A period of stationary warfare ensued as both sides consolidated their positions and the BEF prepared to renew its offensive (the Battle of the Sambre). On 27 October 183rd SB moved forward again, to positions north of Beaudignies, and next day with the other 6-inch batteries of 60th Bde it began CB work, which it continued until the end of the month. On 1 November the batteries carried out CB fire from 05.15 to 09.00 in support of the neighbouring XVII and XXII Corps as they crossed the Rhonelle, captured Maresches, Préseau and Marly, and later liberated the town of Valenciennes on the River Schelde. CB work continued on 2–3 November, while 183rd SB moved by sections up to Ruesnes. On 4 November VI and the flanking corps made a concerted push at 05.30, with all guns of 60th Bde supporting with barrage and CB fire until noon, when the enemy had been driven out of range. The batteries of 60th Bde were then ordered to stand fast, and 100 ORs from each battery were detailed for road mending to help other units and supplies to get forward and pursue the defeated enemy. This continued until hostilities ended when the Armistice with Germany came into effect at 11.00 on 11 November.

==Post-Armistice==
After the Armistice VI Corps was selected to be part of the Allied occupation of the Rhineland, but 60th Bde and most of its batteries were transferred to IV Corps HA. This formation was also detailed for the Army of Occupation, but this order was cancelled. On 5 December 60th Bde moved to Neuf-Mesnil, near Maubeuge, where it came under the command of 42nd (East Lancashire) Division. Between 12 and 18 December the brigade's batteries marched with 42nd (EL) Division to Namêche in Belgium where it joined X Corps and 183rd SB went into billets for the winter.
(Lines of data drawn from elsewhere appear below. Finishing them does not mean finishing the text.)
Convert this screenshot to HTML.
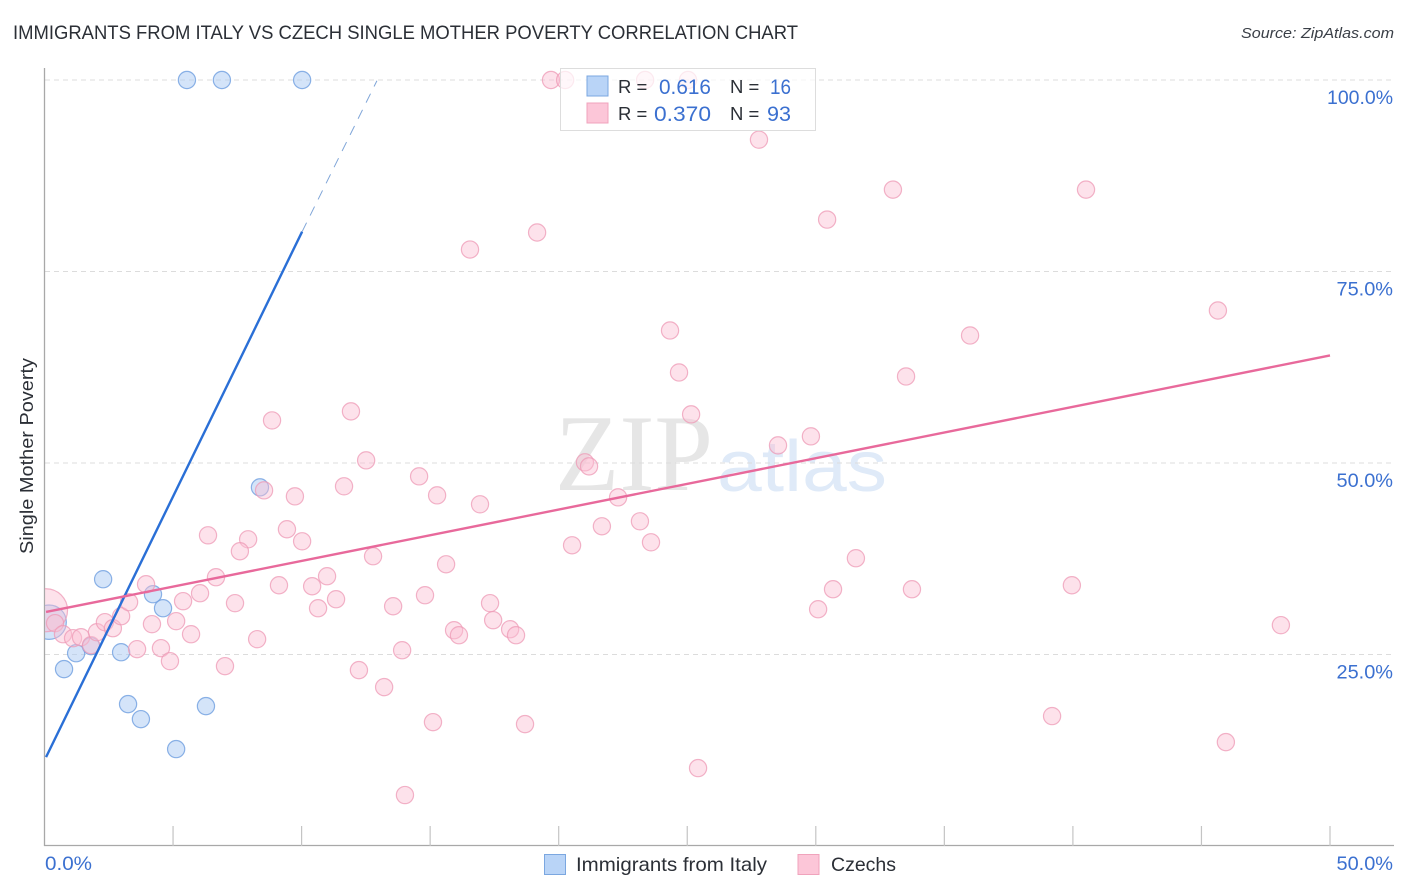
<!DOCTYPE html>
<html>
<head>
<meta charset="utf-8">
<title>Immigrants from Italy vs Czech Single Mother Poverty Correlation Chart</title>
<style>
html,body{margin:0;padding:0;background:#fff;width:1406px;height:892px;overflow:hidden}
svg{display:block}
text{font-family:"Liberation Sans",sans-serif}
</style>
</head>
<body>
<svg id="chart" width="1406" height="892" viewBox="0 0 1406 892" xmlns="http://www.w3.org/2000/svg">
  <defs>
    <clipPath id="plot-clip"><rect x="45" y="60" width="1361" height="786"></rect></clipPath>
  </defs>
  <text x="13" y="39" font-size="19" fill="#2b2f36" textLength="785" lengthAdjust="spacingAndGlyphs">IMMIGRANTS FROM ITALY VS CZECH SINGLE MOTHER POVERTY CORRELATION CHART</text>
  <text x="1241" y="38" font-size="15" font-style="italic" fill="#3a3f47" textLength="153" lengthAdjust="spacingAndGlyphs">Source: ZipAtlas.com</text>
  <text x="555" y="490" font-size="109" fill="#e6e6e6" textLength="158" lengthAdjust="spacingAndGlyphs" style="font-family:'Liberation Serif',serif">ZIP</text>
  <text x="717" y="491" font-size="72" fill="#dfeaf8" textLength="170" lengthAdjust="spacingAndGlyphs">atlas</text>
  <g id="grid"></g>
  <g id="axes"></g>
  <g id="series-italy" clip-path="url(#plot-clip)"></g>
  <g id="series-czechs" clip-path="url(#plot-clip)"></g>
  <g id="trends"></g>
  <text transform="translate(33,456) rotate(-90)" font-size="18.5" fill="#2b2f36" text-anchor="middle" textLength="196" lengthAdjust="spacingAndGlyphs">Single Mother Poverty</text>
  <g id="legend-top">
    <rect x="560.5" y="68.5" width="255" height="62" fill="#fff" fill-opacity="0.72" stroke="#dddddd" stroke-width="1"></rect>
    <rect x="587" y="76" width="21" height="20" fill="#b9d4f7" stroke="#7ba7e0" stroke-width="1"></rect>
    <rect x="587" y="103" width="21" height="20" fill="#fcc6d8" stroke="#f0a3bc" stroke-width="1"></rect>
    <text x="618" y="93" font-size="18.5" fill="#2b2f36">R =</text>
    <text x="659" y="94" font-size="21" fill="#3b70d0" textLength="52" lengthAdjust="spacingAndGlyphs">0.616</text>
    <text x="730" y="93" font-size="18.5" fill="#2b2f36">N =</text>
    <text x="770" y="94" font-size="21" fill="#3b70d0" textLength="21" lengthAdjust="spacingAndGlyphs">16</text>
    <text x="618" y="120" font-size="18.5" fill="#2b2f36">R =</text>
    <text x="654" y="121" font-size="21" fill="#3b70d0" textLength="57" lengthAdjust="spacingAndGlyphs">0.370</text>
    <text x="730" y="120" font-size="18.5" fill="#2b2f36">N =</text>
    <text x="767" y="121" font-size="21" fill="#3b70d0" textLength="24" lengthAdjust="spacingAndGlyphs">93</text>
  </g>
  <g id="legend-bottom">
    <rect x="544.5" y="854.5" width="21" height="20" fill="#b9d4f7" stroke="#7ba7e0" stroke-width="1"></rect>
    <text x="576" y="871" font-size="19.5" fill="#2b2f36" textLength="191" lengthAdjust="spacingAndGlyphs">Immigrants from Italy</text>
    <rect x="798" y="854.5" width="21" height="20" fill="#fcc6d8" stroke="#f0a3bc" stroke-width="1"></rect>
    <text x="831" y="871" font-size="19.5" fill="#2b2f36" textLength="65" lengthAdjust="spacingAndGlyphs">Czechs</text>
  </g>
</svg>
<script>
const xTickValues = [0, 5, 10, 15, 20, 25, 30, 35, 40, 45, 50];
const xTickLabels = ["0.0%", "50.0%"];
const yTickValues = [25, 50, 75, 100];
const yTickLabels = ["25.0%", "50.0%", "75.0%", "100.0%"];

const italyX = [5.54, 6.90, 10.02, 2.28, 4.22, 4.61, 2.98, 1.23, 0.76, 1.81, 3.25, 3.75, 5.12, 6.28, 8.38, 0.18];
const italyY = [100, 100, 100, 34.83, 32.87, 31.04, 25.30, 25.17, 23.09, 26.09, 18.52, 16.56, 12.65, 18.26, 46.82, 29.22];
const italyWeight = [1, 1, 1, 1, 1, 1, 1, 1, 1, 1, 1, 1, 1, 1, 1, 2];

const czechX = [0.06, 0.41, 0.72, 1.11, 1.42, 1.81, 2.04, 2.35, 2.66, 2.98, 3.29, 3.95, 3.60, 4.18, 4.53, 4.88, 5.12, 5.39, 5.70, 6.05, 6.67, 7.02, 7.41, 8.27, 9.12, 6.36, 7.92, 7.60, 8.85, 11.92, 12.51, 11.65, 8.54, 9.74, 9.43, 10.02, 10.41, 10.99, 11.34, 10.64, 12.78, 13.56, 14.80, 15.62, 14.57, 15.27, 16.94, 15.93, 16.12, 17.33, 17.45, 18.11, 18.34, 13.91, 12.23, 13.21, 15.11, 18.69, 14.02, 25.42, 20.52, 21.68, 22.31, 23.16, 23.59, 21.02, 21.18, 24.33, 24.68, 25.15, 28.53, 29.81, 33.51, 36.00, 45.64, 33.00, 40.51, 30.44, 27.79, 19.16, 16.55, 19.70, 20.25, 23.36, 25.03, 31.56, 30.67, 30.09, 33.74, 39.96, 48.09, 39.19, 45.95];
const czechY = [30.78, 29.09, 27.65, 27.13, 27.26, 26.22, 27.91, 29.22, 28.43, 30.00, 31.83, 34.17, 25.70, 28.96, 25.83, 24.13, 29.35, 31.96, 27.65, 33.00, 35.09, 23.48, 31.70, 27.00, 34.04, 40.56, 40.04, 38.48, 55.56, 56.74, 50.35, 46.96, 46.43, 45.65, 41.35, 39.78, 33.91, 35.22, 32.22, 31.04, 37.83, 31.30, 32.74, 36.78, 48.26, 45.78, 44.61, 28.17, 27.52, 31.70, 29.48, 28.30, 27.52, 25.56, 22.96, 20.74, 16.17, 15.91, 6.65, 10.17, 39.26, 41.74, 45.52, 42.39, 39.65, 50.09, 49.56, 67.30, 61.82, 56.35, 52.30, 53.48, 61.30, 66.65, 69.91, 85.69, 85.69, 81.78, 92.21, 80.09, 77.87, 100, 100, 100, 100, 37.57, 33.52, 30.91, 33.52, 34.04, 28.83, 16.96, 13.56];
const czechWeight = [2.5];

const italyTrendX = [0.06, 10.02, 12.93];
const italyTrendY = [11.6, 80.2, 99.9];
const czechTrendX = [0.06, 50];
const czechTrendY = [30.55, 64.04];

const SVGNS = 'http://www.w3.org/2000/svg';
function xScale(v) { return 44.5 + v * 25.71; }
function yScale(v) { return 846 - v * 7.66; }
function labelWidth(s) { return s.length * 9.5 + 9; }
function make(tag, parentId, props) {
  const el = document.createElementNS(SVGNS, tag);
  Object.keys(props).forEach(function (k) { el.setAttribute(k, props[k]); });
  document.getElementById(parentId).appendChild(el);
  return el;
}

yTickValues.forEach(function (v, i) {
  const grid = make('line', 'grid', {x1: 45, x2: 1394, y1: yScale(v), y2: yScale(v), stroke: '#dcdcdc', 'stroke-width': 1, 'stroke-dasharray': '5 4'});
  
  
  const w = labelWidth(yTickLabels[i]);
  const label = make('text', 'axes', {x: 1393 - w, y: yScale(v) + 24, 'font-size': 19, fill: '#3b70d0', textLength: w, lengthAdjust: 'spacingAndGlyphs'});
  label.textContent = yTickLabels[i];
  
  
});

const yAxisLine = make('line', 'axes', {x1: 44.5, x2: 44.5, y1: 68, y2: 846, stroke: '#a8a8a8', 'stroke-width': 1.3});


const xAxisLine = make('line', 'axes', {x1: 44, x2: 1394, y1: 845.5, y2: 845.5, stroke: '#a8a8a8', 'stroke-width': 1.3});



xTickValues.slice(1).forEach(function (v) {
  const tick = make('line', 'axes', {x1: xScale(v), x2: xScale(v), y1: 826, y2: 846, stroke: '#c4c4c4', 'stroke-width': 1.2});
  
  
});

const xLabelLeft = make('text', 'axes', {x: xScale(xTickValues[0]) + 0.5, y: 870, 'font-size': 19, fill: '#3b70d0', textLength: labelWidth(xTickLabels[0]), lengthAdjust: 'spacingAndGlyphs'});
xLabelLeft.textContent = xTickLabels[0];


const xLabelRight = make('text', 'axes', {x: 1393 - labelWidth(xTickLabels[1]), y: 870, 'font-size': 19, fill: '#3b70d0', textLength: labelWidth(xTickLabels[1]), lengthAdjust: 'spacingAndGlyphs'});
xLabelRight.textContent = xTickLabels[1];



italyX.forEach(function (v, i) {
  const pt = make('circle', 'series-italy', {cx: xScale(v), cy: yScale(italyY[i]), r: 8.6 * italyWeight[i], fill: '#a9c9f3', 'fill-opacity': 0.5, stroke: '#6f9fe0', 'stroke-opacity': 0.8, 'stroke-width': 1.2});
  
  
});

czechX.forEach(function (v, i) {
  const pt = make('circle', 'series-czechs', {cx: xScale(v), cy: yScale(czechY[i]), r: 8.6 * (czechWeight[i] || 1), fill: '#fbbfd2', 'fill-opacity': 0.45, stroke: '#ee9ab6', 'stroke-opacity': 0.75, 'stroke-width': 1.2});
  
  
});

const italySolid = make('line', 'trends', {x1: xScale(italyTrendX[0]), y1: yScale(italyTrendY[0]), x2: xScale(italyTrendX[1]), y2: yScale(italyTrendY[1]), stroke: '#2a6fd6', 'stroke-width': 2.4});


const italyDash = make('line', 'trends', {x1: xScale(italyTrendX[1]), y1: yScale(italyTrendY[1]), x2: xScale(italyTrendX[2]), y2: yScale(italyTrendY[2]), stroke: '#7fa5d8', 'stroke-width': 1, 'stroke-dasharray': '10 8'});


const czechLine = make('line', 'trends', {x1: xScale(czechTrendX[0]), y1: yScale(czechTrendY[0]), x2: xScale(czechTrendX[1]), y2: yScale(czechTrendY[1]), stroke: '#e8699b', 'stroke-width': 2.4});


</script>
</body>
</html>
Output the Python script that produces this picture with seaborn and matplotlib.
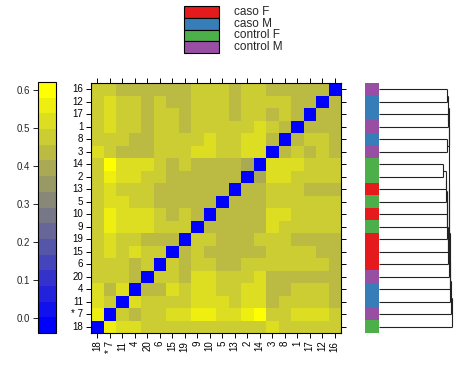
import numpy as np
import pandas as pd
import matplotlib
matplotlib.use("Agg")
import matplotlib.pyplot as plt
from matplotlib.colors import ListedColormap
import seaborn as sns

# ---------------- data ----------------
# sample labels in row order (top -> bottom); columns use the reverse order
row_labels = ["16", "12", "17", "1", "8", "3", "14", "2", "13", "5",
              "10", "9", "19", "15", "6", "20", "4", "11", "* 7", "18"]
col_labels = row_labels[::-1]

groups = ["control M", "caso M", "caso M", "control M", "caso M", "control M",
          "control F", "control F", "caso F", "control F", "caso F", "control F",
          "caso F", "caso F", "caso F", "control M", "caso M", "caso M",
          "control M", "control F"]
group_names = ["caso F", "caso M", "control F", "control M"]
group_colors = ["#E41A1C", "#377EB8", "#4DAF4A", "#984EA3"]

# pairwise distances, rows/cols both in row_labels order
dist_rows = [
    [0.000, 0.435, 0.435, 0.435, 0.435, 0.435, 0.475, 0.475, 0.435, 0.475, 0.475, 0.475, 0.435, 0.435, 0.435, 0.435, 0.435, 0.435, 0.475, 0.475],
    [0.435, 0.000, 0.435, 0.435, 0.475, 0.475, 0.475, 0.475, 0.435, 0.475, 0.475, 0.475, 0.435, 0.435, 0.475, 0.435, 0.475, 0.475, 0.520, 0.475],
    [0.435, 0.435, 0.000, 0.435, 0.475, 0.435, 0.475, 0.475, 0.435, 0.475, 0.475, 0.475, 0.435, 0.475, 0.475, 0.435, 0.475, 0.475, 0.520, 0.475],
    [0.435, 0.435, 0.435, 0.000, 0.435, 0.475, 0.520, 0.475, 0.475, 0.475, 0.475, 0.475, 0.435, 0.475, 0.475, 0.435, 0.475, 0.475, 0.520, 0.475],
    [0.435, 0.475, 0.475, 0.435, 0.000, 0.435, 0.520, 0.520, 0.475, 0.475, 0.520, 0.475, 0.475, 0.475, 0.475, 0.435, 0.435, 0.475, 0.475, 0.475],
    [0.435, 0.475, 0.435, 0.475, 0.435, 0.000, 0.520, 0.520, 0.475, 0.475, 0.520, 0.520, 0.475, 0.475, 0.475, 0.435, 0.435, 0.435, 0.475, 0.520],
    [0.475, 0.475, 0.475, 0.520, 0.520, 0.520, 0.000, 0.390, 0.435, 0.435, 0.435, 0.435, 0.475, 0.435, 0.475, 0.520, 0.520, 0.520, 0.580, 0.475],
    [0.475, 0.475, 0.475, 0.475, 0.520, 0.520, 0.390, 0.000, 0.435, 0.435, 0.435, 0.435, 0.435, 0.435, 0.475, 0.475, 0.520, 0.520, 0.560, 0.475],
    [0.435, 0.435, 0.435, 0.475, 0.475, 0.475, 0.435, 0.435, 0.000, 0.435, 0.435, 0.435, 0.435, 0.435, 0.435, 0.475, 0.475, 0.475, 0.520, 0.475],
    [0.475, 0.475, 0.475, 0.475, 0.475, 0.475, 0.435, 0.435, 0.435, 0.000, 0.435, 0.435, 0.435, 0.435, 0.435, 0.475, 0.475, 0.520, 0.520, 0.475],
    [0.475, 0.475, 0.475, 0.475, 0.520, 0.520, 0.435, 0.435, 0.435, 0.435, 0.000, 0.435, 0.475, 0.435, 0.475, 0.520, 0.520, 0.520, 0.560, 0.475],
    [0.475, 0.475, 0.475, 0.475, 0.475, 0.520, 0.435, 0.435, 0.435, 0.435, 0.435, 0.000, 0.475, 0.475, 0.475, 0.520, 0.520, 0.520, 0.560, 0.475],
    [0.435, 0.435, 0.435, 0.435, 0.475, 0.475, 0.475, 0.435, 0.435, 0.435, 0.475, 0.475, 0.000, 0.435, 0.435, 0.435, 0.475, 0.475, 0.520, 0.475],
    [0.435, 0.435, 0.475, 0.475, 0.475, 0.475, 0.435, 0.435, 0.435, 0.435, 0.435, 0.475, 0.435, 0.000, 0.475, 0.475, 0.520, 0.475, 0.520, 0.475],
    [0.435, 0.475, 0.475, 0.475, 0.475, 0.475, 0.475, 0.475, 0.435, 0.435, 0.475, 0.475, 0.435, 0.475, 0.000, 0.475, 0.435, 0.475, 0.475, 0.475],
    [0.435, 0.435, 0.435, 0.435, 0.435, 0.435, 0.520, 0.475, 0.475, 0.475, 0.520, 0.520, 0.435, 0.475, 0.475, 0.000, 0.435, 0.475, 0.475, 0.475],
    [0.435, 0.475, 0.475, 0.475, 0.435, 0.435, 0.520, 0.520, 0.475, 0.475, 0.520, 0.520, 0.475, 0.520, 0.435, 0.435, 0.000, 0.520, 0.435, 0.520],
    [0.435, 0.475, 0.475, 0.475, 0.475, 0.435, 0.520, 0.520, 0.475, 0.520, 0.520, 0.520, 0.475, 0.475, 0.475, 0.475, 0.520, 0.000, 0.475, 0.520],
    [0.475, 0.520, 0.520, 0.520, 0.475, 0.475, 0.580, 0.560, 0.520, 0.520, 0.560, 0.560, 0.520, 0.520, 0.475, 0.475, 0.435, 0.475, 0.000, 0.560],
    [0.475, 0.475, 0.475, 0.475, 0.475, 0.520, 0.475, 0.475, 0.475, 0.475, 0.475, 0.475, 0.475, 0.475, 0.475, 0.475, 0.520, 0.520, 0.560, 0.000],
]

key_ticks = [0.0, 0.1, 0.2, 0.3, 0.4, 0.5, 0.6]
n_colors = 16

# row dendrogram: (child id, child id, merge height); leaves 0..19, new nodes 20..
dend_merges = [
    (6, 7, 0.526),
    (20, 8, 0.551),
    (21, 9, 0.556),
    (22, 10, 0.560),
    (23, 11, 0.562),
    (24, 12, 0.564),
    (25, 13, 0.567),
    (26, 14, 0.570),
    (0, 1, 0.564),
    (2, 3, 0.573),
    (4, 5, 0.564),
    (28, 29, 0.574),
    (31, 30, 0.577),
    (32, 27, 0.578),
    (33, 15, 0.579),
    (34, 16, 0.583),
    (35, 17, 0.587),
    (36, 18, 0.593),
    (37, 19, 0.601),
]

# ---------------- figure ----------------
sns.set_style("white")
plt.rcParams["font.family"] = ["Liberation Sans", "DejaVu Sans"]

W, H = 468, 381
fig = plt.figure(figsize=(W / 100, H / 100), dpi=100)


def box(x0, y0, x1, y1):
    return [x0 / W, 1 - y1 / H, (x1 - x0) / W, (y1 - y0) / H]


ax = fig.add_axes(box(91, 83, 341, 333))
kax = fig.add_axes(box(38, 82, 56, 333))
sax = fig.add_axes(box(365, 83, 379, 333))
dax = fig.add_axes(box(379, 83, 462, 333))
lax = fig.add_axes(box(184, 6, 219, 53))

D = np.array(dist_rows)
df = pd.DataFrame(D[:, ::-1], index=row_labels, columns=col_labels)
dmin, dmax = D.min(), D.max()
pad = 0.07 * (dmax - dmin)
lo, hi = dmin - pad, dmax + pad
cmap = ListedColormap(sns.blend_palette(["#0000FF", "#FFFF00"], n_colors))

sns.heatmap(df, ax=ax, cmap=cmap, vmin=lo, vmax=hi, cbar_ax=kax,
            xticklabels=True, yticklabels=True)

for s in ax.spines.values():
    s.set_visible(True)
    s.set_linewidth(0.8)
    s.set_color("black")
ax.tick_params(axis="both", which="both", direction="out", length=3.5, width=0.7,
               top=True, right=True, bottom=True, left=True,
               labeltop=False, labelright=False, labelsize=7, pad=2, colors="black")
ax.set_yticklabels(row_labels, rotation=0)
ax.set_xticklabels(col_labels, rotation=90)
ax.set_xlabel("")
ax.set_ylabel("")

cb = ax.collections[0].colorbar
cb.set_ticks(key_ticks)
cb.set_ticklabels([f"{t:.1f}" for t in key_ticks])
cb.ax.yaxis.set_ticks_position("left")
cb.ax.tick_params(labelsize=7, length=3.5, width=0.7, pad=2)
cb.outline.set_edgecolor("black")
cb.outline.set_linewidth(0.8)

# side colour bar
codes = np.array([group_names.index(g) for g in groups])[:, None]
sax.imshow(codes, cmap=ListedColormap(group_colors), vmin=-0.5, vmax=3.5,
           aspect="auto", extent=(0, 1, 20, 0), interpolation="nearest")
sax.axis("off")

# dendrogram
pos = {i: i + 0.5 for i in range(20)}
hgt = {i: 0.0 for i in range(20)}
nid = 20
for a, b, h in dend_merges:
    for c in (a, b):
        dax.plot([hgt[c], h], [pos[c], pos[c]], color="#222222", lw=0.8,
                 solid_capstyle="butt")
    dax.plot([h, h], [pos[a], pos[b]], color="#222222", lw=0.8,
             solid_capstyle="butt")
    pos[nid] = (pos[a] + pos[b]) / 2
    hgt[nid] = h
    nid += 1
dax.set_ylim(20, 0)
dax.set_xlim(0, 0.686)
dax.axis("off")

# legend
lax.barh(np.arange(4), [1] * 4, height=1.0, left=0, color=group_colors,
         edgecolor="black", linewidth=0.8, clip_on=False)
for i, name in enumerate(group_names):
    lax.text(1.43, i, name, va="center", ha="left", fontsize=8.5)
lax.set_xlim(0, 1)
lax.set_ylim(3.5, -0.5)
lax.axis("off")

fig.savefig("out.png", dpi=100)
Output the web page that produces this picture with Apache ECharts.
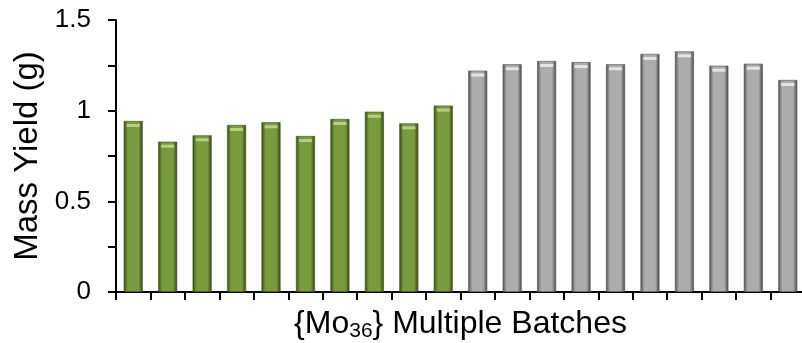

Demobilisation got under way in late December, the first to leave being coal miners and men from other 'pivotal' trades. The brigade was ordered to collect salvage, and 183rd SB was detailed for this duty, gathering a number of German lorries, ammunition limbers and machinery that were sent to corps HQ. Training and pre-demobilisation education courses continued in the new year, and groups of men were regularly sent to camps for demobilisation. However, 60th Bde was now belatedly selected to serve with the British Army of the Rhine. On 23 March 1919 the batteries of 60th Bde each drew two 6-inch howitzers from the Canadian Corps to complete them to the 6-gun establishment, and a number of reinforcements were received in early April. The brigade began its march from Namêche on 8 April, and reached Düren on 11 April, coming under IV Corps. 183rd SB was billeted in Mannheim. Further reinforcements were received, but demobilisation continued for war-service men. 60th Brigade, RGA, was disbanded on 26 September 1919, and 183rd Siege Battery was also disbanded before the end of the year.

The Commonwealth War Graves Commission lists the names of 18 members of the battery who died in service between 1917 and 1921; there may be others who were simply listed as RGA.